Correr o mais depressa possível, sem sair do mesmo lugar

O Ministério da Ciência apostou neste cavalo de batalha talvez por convicção, mas também porque é mais “fácil” do que qualquer verdadeira reforma, e estamos quase em 2019.

Toda a gente deveria estar de acordo que o abuso do estatuto de bolseiro consiste em exploração (mal) dissimulada. Teria de haver uma solução, houve uma má solução. Porque imposta de supetão, sem diálogo sério, e com um discurso hábil por parte da tutela, abordando as questões consoante os públicos. E há algumas coisas desagradáveis que era bom serem referidas. Sem pretender ser exaustivo:

– O emprego não é o maior problema da ciência em Portugal. A (im)previsibilidade sim. Mas claro que não o é para mim (que o tenho), sê-lo-á muito mais para quem o não tem como gostaria.

– Deveriam acabar as bolsas, e haver concursos sérios para contratos. Com mecanismos para ressarcir bolseiros que tenham sido injustiçados, mas não consigam ganhar um contrato de maneira competitiva. Não tentar resolver transformando bolsas em contratos. É uma boa intenção, mas nasceu torta, e dificilmente deixará herança direita.

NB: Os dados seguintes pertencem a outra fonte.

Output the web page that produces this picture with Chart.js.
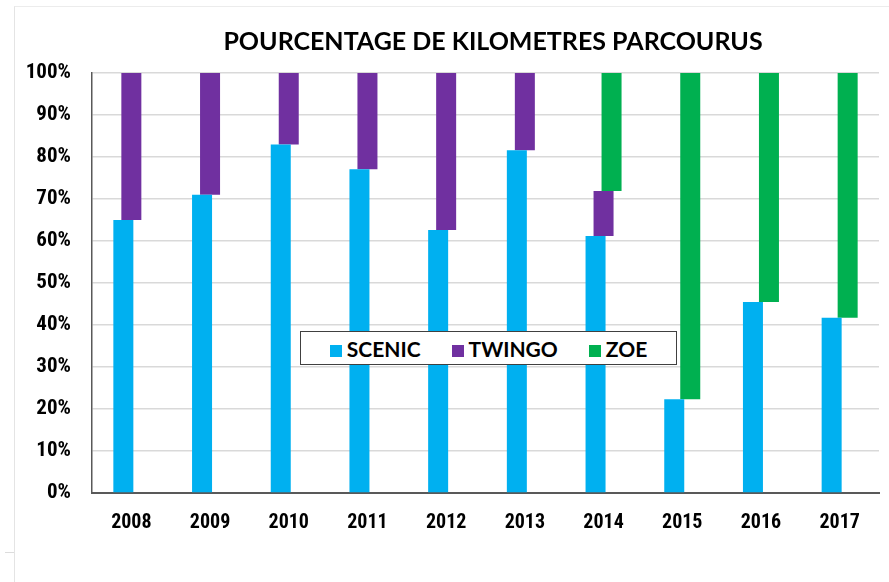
<!DOCTYPE html>
<html>
<head>
<meta charset="utf-8">
<script src="https://cdn.jsdelivr.net/npm/chart.js@4.4.1/dist/chart.umd.min.js"></script>
<style>
  html, body { margin: 0; padding: 0; background: #fff; }
  #wrap { position: relative; width: 889px; height: 582px; overflow: hidden; }
  #frame {
    position: absolute; left: 14px; top: 6px; right: -2px; bottom: -2px;
    border-left: 1.5px solid #e4e4e4; border-top: 1.5px solid #ececec;
  }
  #tick { position: absolute; left: 5px; top: 552px; width: 9px; border-top: 1px solid #dcdcdc; }
  #c { position: absolute; left: 0; top: 0; }
  #legend {
    position: absolute; left: 300px; top: 331px; width: 375px; height: 32px;
    border: 1.5px solid #404040; background: #fff;
    display: flex; align-items: center; justify-content: center; gap: 31px;
    font: bold 21px Lato, sans-serif; color: #000;
  }
  #legend span.box { display: inline-block; width: 12px; height: 12px; margin-right: 5px; vertical-align: 0px; }
</style>
</head>
<body>
<div id="wrap">
  <div id="frame"></div>
  <div id="tick"></div>
  <canvas id="c" width="889" height="582"></canvas>
  <div id="legend"></div>
</div>
<script>
// données (% des km parcourus)
const years = ['2008','2009','2010','2011','2012','2013','2014','2015','2016','2017'];
const scenic = [65.0, 71.0, 83.0, 77.1, 62.6, 81.6, 61.2, 22.3, 45.5, 41.7];
const twingo = [35.0, 29.0, 17.0, 22.9, 37.4, 18.4, 10.7, 0, 0, 0];
const zoe    = [0, 0, 0, 0, 0, 0, 28.1, 77.7, 54.5, 58.3];
const yTicks = [0,10,20,30,40,50,60,70,80,90,100];

const colors = { scenic:'#00B0F0', twingo:'#7030A0', zoe:'#00B050' };
const TICKFONT = "'Roboto Condensed', 'DejaVu Sans Condensed', sans-serif";

// barres flottantes décalées (empilement "en escalier")
const rng = (base, vals) => vals.map((v, i) => v > 0 ? [base[i], base[i] + v] : null);
const zero = years.map(() => 0);
const s1 = scenic.slice();
const s2 = scenic.map((v, i) => v + twingo[i]);

const datasets = [
  { label:'SCENIC', data: rng(zero, scenic), backgroundColor: colors.scenic },
  { label:'TWINGO', data: rng(s1, twingo), backgroundColor: colors.twingo },
  { label:'ZOE',    data: rng(s2, zoe),    backgroundColor: colors.zoe }
];

// titre dessiné à la main pour le centrer comme l'original
const titlePlugin = {
  id:'titre',
  afterDraw(chart) {
    const ctx = chart.ctx;
    ctx.save();
    ctx.font = 'bold 25px Lato, sans-serif';
    ctx.fillStyle = '#000';
    ctx.textAlign = 'center';
    ctx.textBaseline = 'middle';
    ctx.fillText('POURCENTAGE DE KILOMETRES PARCOURUS', 493, 42);
    ctx.restore();
  }
};

const chart = new Chart(document.getElementById('c'), {
  type:'bar',
  data:{ labels: years, datasets },
  plugins:[titlePlugin],
  options:{
    responsive:false,
    animation:false,
    devicePixelRatio:1,
    layout:{ padding:{ left:0, right:10, top:73, bottom:0 } },
    datasets:{ bar:{ categoryPercentage:0.305, barPercentage:2.5, grouped:true } },
    scales:{
      x:{
        grid:{ display:false },
        border:{ color:'#595959', width:2 },
        ticks:{ color:'#000', font:{ family:TICKFONT, size:20, weight:'bold' }, padding:10, maxRotation:0 },
        afterFit: s => { s.height = 89; }
      },
      y:{
        min:0, max:100,
        afterBuildTicks: s => { s.ticks = yTicks.map(v => ({ value:v })); },
        grid:{ color:'#d9d9d9', lineWidth:1.5, drawTicks:false },
        border:{ color:'#595959', width:1.5 },
        ticks:{ color:'#000', font:{ family:TICKFONT, size:21, weight:'bold' }, padding:21, callback: v => v + '%' },
        afterFit: s => { s.width = 92; }
      }
    },
    plugins:{
      legend:{ display:false },
      tooltip:{ enabled:false },
      title:{ display:false }
    }
  }
});

// légende HTML au milieu du graphique
const legend = document.getElementById('legend');
datasets.forEach(d => {
  const item = document.createElement('div');
  item.innerHTML = `<span class="box" style="background:${d.backgroundColor}"></span>${d.label}`;
  legend.appendChild(item);
});
</script>
</body>
</html>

– Como em todas as profissões nem todos os investigadores são excelentes. E, se todos podem ser úteis, poucos são imprescindíveis.

– Ter tido (ou não) uma bolsa não é só mérito individual. Um bom investigador pode não ter sucesso porque escolheu mal a instituição ou os supervisores. E o contrário é também verdade.

– No contexto atual alguém sairá prejudicado disto tudo, e não serão necessariamente os menos capazes, sejam eles indivíduos ou instituições.

 – Não há sistema de emprego científico em Portugal, englobando academia, indústria, carreiras em comunicação, gestão ou outras que absorva todos. Nada de novo, um dos objetivos de Mariano Gago era esse mesmo: forçar evolução de modo a poder selecionar excelência; o subemprego como consequência indireta.

– Infelizmente esse sistema não se cria por decreto, nem com integração maciça periódica e semiforçada em instituições; mas com um plano concertado para mudar essas mesmas instituições, e que nunca ninguém quis ter. Senão os precários de hoje poderão muito bem ser os caciques de amanhã.

– As soluções em cima da mesa apenas resolvem alguns problemas individuais (digo eu, que, repito, não tenho um desses problemas; tenho outros).

– A tutela apostou neste cavalo de batalha talvez por convicção, mas também porque é mais “fácil” do que qualquer verdadeira reforma, e estamos quase em 2019.

– Em política nada é linear. Em ciência é (apesar de tudo) um pouco mais. Falta, no fundo, aplicar aqui pensamento científico. Ver o que é, não só justo, mas sustentável, admitir o que se pode (ou não) fazer, e fazê-lo de forma racional. Ainda não vi isso acontecer muitas vezes.